*** Data for processing

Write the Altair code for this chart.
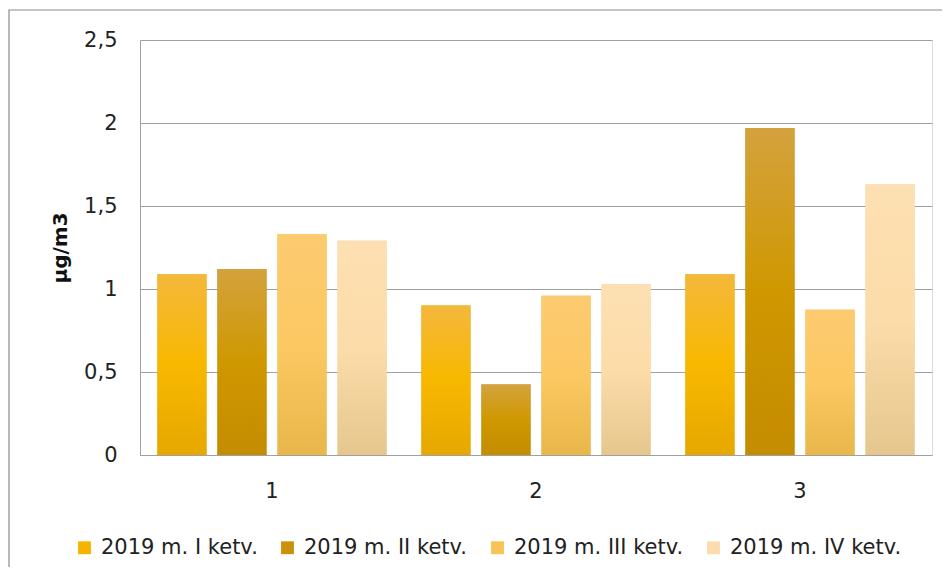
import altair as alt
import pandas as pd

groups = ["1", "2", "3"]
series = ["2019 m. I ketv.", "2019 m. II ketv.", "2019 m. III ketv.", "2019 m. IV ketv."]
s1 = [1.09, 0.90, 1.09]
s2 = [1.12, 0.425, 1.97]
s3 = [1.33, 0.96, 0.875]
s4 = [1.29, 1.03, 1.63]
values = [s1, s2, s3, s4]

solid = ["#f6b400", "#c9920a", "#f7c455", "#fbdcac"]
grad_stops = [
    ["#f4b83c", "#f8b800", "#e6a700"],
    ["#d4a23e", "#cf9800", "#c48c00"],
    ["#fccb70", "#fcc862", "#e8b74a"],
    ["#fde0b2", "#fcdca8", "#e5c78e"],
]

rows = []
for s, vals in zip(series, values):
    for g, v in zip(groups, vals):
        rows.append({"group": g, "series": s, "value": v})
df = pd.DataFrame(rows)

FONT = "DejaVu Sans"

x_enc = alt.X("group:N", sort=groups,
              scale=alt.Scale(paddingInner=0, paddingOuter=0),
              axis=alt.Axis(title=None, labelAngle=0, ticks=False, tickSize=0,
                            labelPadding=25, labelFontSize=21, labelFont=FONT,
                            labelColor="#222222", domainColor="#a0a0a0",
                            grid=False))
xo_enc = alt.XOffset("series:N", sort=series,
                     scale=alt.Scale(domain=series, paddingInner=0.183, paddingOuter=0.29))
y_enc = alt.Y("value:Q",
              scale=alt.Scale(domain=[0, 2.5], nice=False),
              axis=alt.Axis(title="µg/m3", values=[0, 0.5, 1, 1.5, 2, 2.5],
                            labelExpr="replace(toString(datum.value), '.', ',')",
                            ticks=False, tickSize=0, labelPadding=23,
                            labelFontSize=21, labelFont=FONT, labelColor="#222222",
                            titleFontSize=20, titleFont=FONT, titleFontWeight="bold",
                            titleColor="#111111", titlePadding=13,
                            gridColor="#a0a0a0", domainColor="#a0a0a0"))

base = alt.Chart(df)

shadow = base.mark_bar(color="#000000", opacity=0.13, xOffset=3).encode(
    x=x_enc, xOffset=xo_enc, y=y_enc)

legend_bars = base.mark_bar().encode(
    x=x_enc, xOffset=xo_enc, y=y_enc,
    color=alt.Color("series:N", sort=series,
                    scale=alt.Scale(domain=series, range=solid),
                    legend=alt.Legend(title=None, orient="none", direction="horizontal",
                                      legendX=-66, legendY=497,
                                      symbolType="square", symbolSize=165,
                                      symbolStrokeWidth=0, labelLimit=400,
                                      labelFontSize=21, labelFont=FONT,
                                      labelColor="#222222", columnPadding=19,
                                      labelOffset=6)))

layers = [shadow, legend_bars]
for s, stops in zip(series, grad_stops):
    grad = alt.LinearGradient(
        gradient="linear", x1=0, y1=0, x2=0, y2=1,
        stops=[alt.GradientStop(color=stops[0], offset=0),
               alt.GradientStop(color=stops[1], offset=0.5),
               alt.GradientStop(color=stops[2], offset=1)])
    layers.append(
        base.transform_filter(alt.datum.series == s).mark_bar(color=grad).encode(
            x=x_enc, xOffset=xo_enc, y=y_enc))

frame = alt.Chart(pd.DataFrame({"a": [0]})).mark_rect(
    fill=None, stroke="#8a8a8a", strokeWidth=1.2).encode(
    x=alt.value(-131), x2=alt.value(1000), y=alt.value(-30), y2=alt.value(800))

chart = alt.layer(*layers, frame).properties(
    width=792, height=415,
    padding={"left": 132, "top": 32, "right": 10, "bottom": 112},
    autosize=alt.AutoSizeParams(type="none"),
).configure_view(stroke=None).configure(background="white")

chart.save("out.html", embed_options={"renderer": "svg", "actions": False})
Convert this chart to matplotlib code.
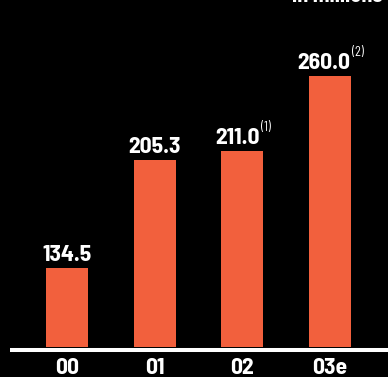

******

*Objective*
Up to and including the line containing "values = [s1, s2, s3, s4]", quote each line of the entries above from the very first, please, exactly and without images.

*Solution*
Write the Altair code for this chart.
import altair as alt
import pandas as pd

groups = ["1", "2", "3"]
series = ["2019 m. I ketv.", "2019 m. II ketv.", "2019 m. III ketv.", "2019 m. IV ketv."]
s1 = [1.09, 0.90, 1.09]
s2 = [1.12, 0.425, 1.97]
s3 = [1.33, 0.96, 0.875]
s4 = [1.29, 1.03, 1.63]
values = [s1, s2, s3, s4]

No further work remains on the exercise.